DATASET RECORDS →
● ● ●

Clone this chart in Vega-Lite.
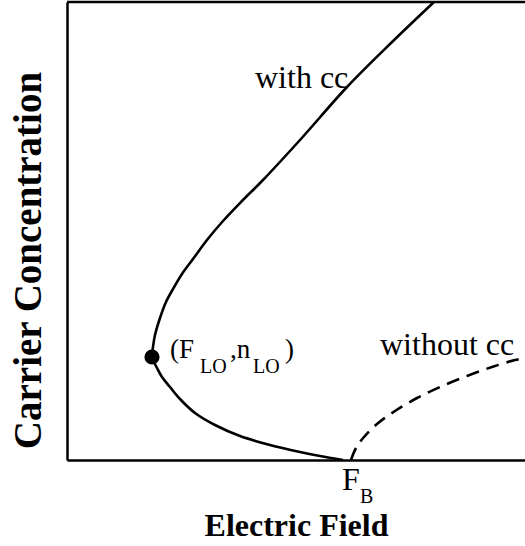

● ● ●

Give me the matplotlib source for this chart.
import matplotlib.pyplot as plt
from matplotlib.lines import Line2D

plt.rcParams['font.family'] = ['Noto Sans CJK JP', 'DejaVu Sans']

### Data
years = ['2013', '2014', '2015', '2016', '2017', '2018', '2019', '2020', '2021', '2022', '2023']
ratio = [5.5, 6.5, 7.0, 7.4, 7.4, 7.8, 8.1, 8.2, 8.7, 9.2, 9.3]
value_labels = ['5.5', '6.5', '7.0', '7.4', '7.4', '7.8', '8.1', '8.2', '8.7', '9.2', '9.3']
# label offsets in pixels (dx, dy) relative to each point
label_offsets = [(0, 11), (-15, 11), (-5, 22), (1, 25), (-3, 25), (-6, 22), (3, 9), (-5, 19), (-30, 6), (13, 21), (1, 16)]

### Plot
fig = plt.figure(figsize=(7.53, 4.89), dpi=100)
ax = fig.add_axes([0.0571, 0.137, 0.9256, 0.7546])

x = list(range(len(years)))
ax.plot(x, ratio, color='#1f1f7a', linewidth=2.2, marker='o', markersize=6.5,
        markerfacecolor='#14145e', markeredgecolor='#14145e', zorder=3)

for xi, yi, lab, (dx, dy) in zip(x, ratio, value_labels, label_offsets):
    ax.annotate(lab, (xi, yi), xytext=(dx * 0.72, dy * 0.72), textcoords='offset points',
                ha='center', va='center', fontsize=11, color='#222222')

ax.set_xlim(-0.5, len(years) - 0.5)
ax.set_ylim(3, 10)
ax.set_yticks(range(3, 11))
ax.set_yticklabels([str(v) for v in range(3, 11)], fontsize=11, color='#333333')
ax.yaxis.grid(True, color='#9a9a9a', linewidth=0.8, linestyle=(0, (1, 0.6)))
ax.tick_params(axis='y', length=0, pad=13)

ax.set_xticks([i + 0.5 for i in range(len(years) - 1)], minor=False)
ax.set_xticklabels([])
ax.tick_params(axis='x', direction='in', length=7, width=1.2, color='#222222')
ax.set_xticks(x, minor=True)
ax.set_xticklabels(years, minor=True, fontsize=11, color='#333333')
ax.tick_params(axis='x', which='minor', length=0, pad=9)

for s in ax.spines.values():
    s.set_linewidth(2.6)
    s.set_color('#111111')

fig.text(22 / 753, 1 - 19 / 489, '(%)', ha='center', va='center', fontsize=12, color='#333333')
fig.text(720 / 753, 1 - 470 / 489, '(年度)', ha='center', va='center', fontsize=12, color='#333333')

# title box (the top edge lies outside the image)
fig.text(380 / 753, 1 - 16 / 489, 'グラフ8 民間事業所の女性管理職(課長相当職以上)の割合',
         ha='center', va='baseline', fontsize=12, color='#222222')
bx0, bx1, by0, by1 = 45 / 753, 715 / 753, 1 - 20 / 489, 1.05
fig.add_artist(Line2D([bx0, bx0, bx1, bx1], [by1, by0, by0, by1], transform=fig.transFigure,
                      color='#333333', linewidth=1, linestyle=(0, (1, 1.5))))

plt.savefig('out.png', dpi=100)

● ● ●

WHAT IS REQUIRED → Go through the material above and output exactly the lines from the one containing "Give me the matplotlib source for this chart." through the one containing "markerfacecolor='#14145e', markeredgecolor='#14145e', zorder=3)".

THE REPLY →
Give me the matplotlib source for this chart.
import matplotlib.pyplot as plt
from matplotlib.lines import Line2D

plt.rcParams['font.family'] = ['Noto Sans CJK JP', 'DejaVu Sans']

### Data
years = ['2013', '2014', '2015', '2016', '2017', '2018', '2019', '2020', '2021', '2022', '2023']
ratio = [5.5, 6.5, 7.0, 7.4, 7.4, 7.8, 8.1, 8.2, 8.7, 9.2, 9.3]
value_labels = ['5.5', '6.5', '7.0', '7.4', '7.4', '7.8', '8.1', '8.2', '8.7', '9.2', '9.3']
# label offsets in pixels (dx, dy) relative to each point
label_offsets = [(0, 11), (-15, 11), (-5, 22), (1, 25), (-3, 25), (-6, 22), (3, 9), (-5, 19), (-30, 6), (13, 21), (1, 16)]

### Plot
fig = plt.figure(figsize=(7.53, 4.89), dpi=100)
ax = fig.add_axes([0.0571, 0.137, 0.9256, 0.7546])

x = list(range(len(years)))
ax.plot(x, ratio, color='#1f1f7a', linewidth=2.2, marker='o', markersize=6.5,
        markerfacecolor='#14145e', markeredgecolor='#14145e', zorder=3)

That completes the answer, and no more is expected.